Likely GOP Presidential Candidates Ride Bumpy Learning Curve For 2016 Race

If you’re an aspiring presidential candidate, says professional crisis manager Eric Dezenhall, right now is “a great time to take a pratfall because it’s so far away from anything major.”

That’s a good thing because so many of the candidates’ feet have been sliding out from under them.

The first six weeks of 2015 have featured mangled messages, snappishness, a bad hire and other flubs from the Republicans who would be president.

It’s pretty much to be expected in the earliest stages of a campaign with just short of a gazillion potential candidates who haven’t done this before.

For now, Democrats can largely sit back and enjoy the GOP clatter because expected candidate Hillary Rodham Clinton has the experience of the 2008 Democratic primaries on her resume and is expected to face little primary opposition this time.

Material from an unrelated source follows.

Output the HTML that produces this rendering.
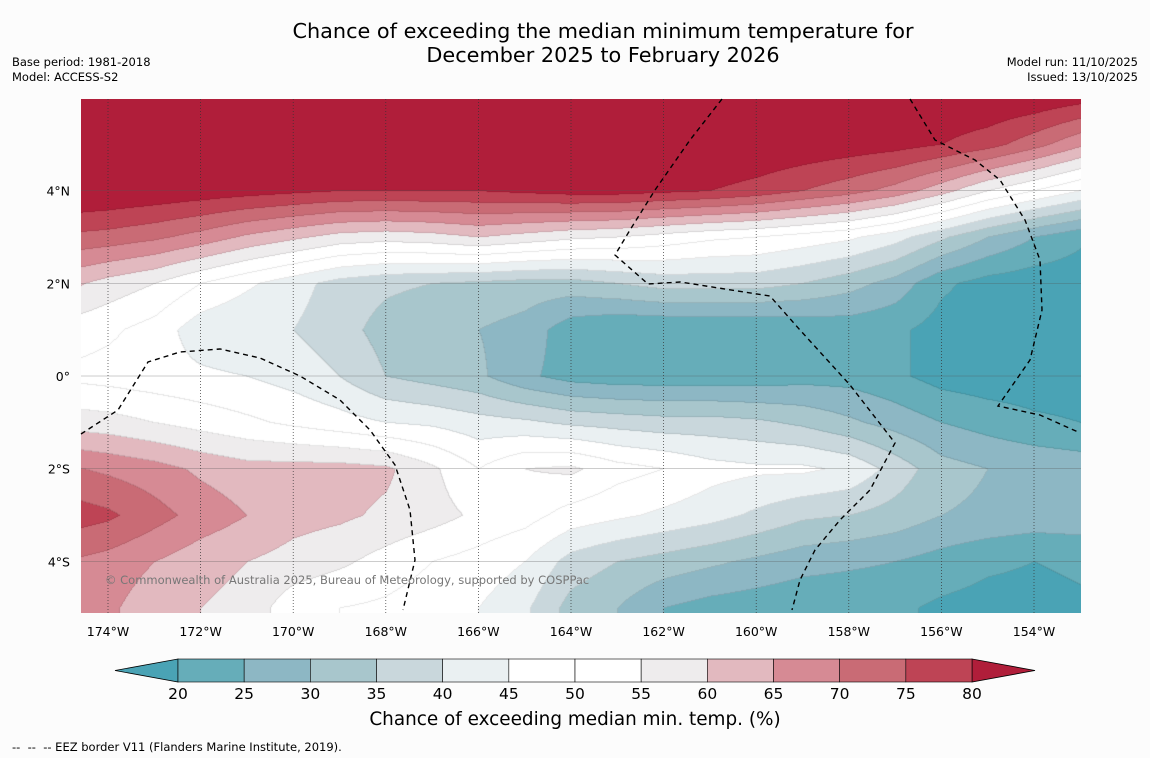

But Fleischer said even Clinton will have an adjustment to make if she jumps back into the presidential mosh pit after eight years of “the paid speaker’s life, which is scrutiny-free, and the charmed life of a secretary of state, where you’re not covered in the same way you are in political campaigns.”

Dezenhall said one skill that candidates on both sides will need to learn early on is damage control — both how to respond and what safely can be ignored — because errors are inevitable.

“Politics used to be about where you stood,” he said. “Now, it’s about what you stepped in.”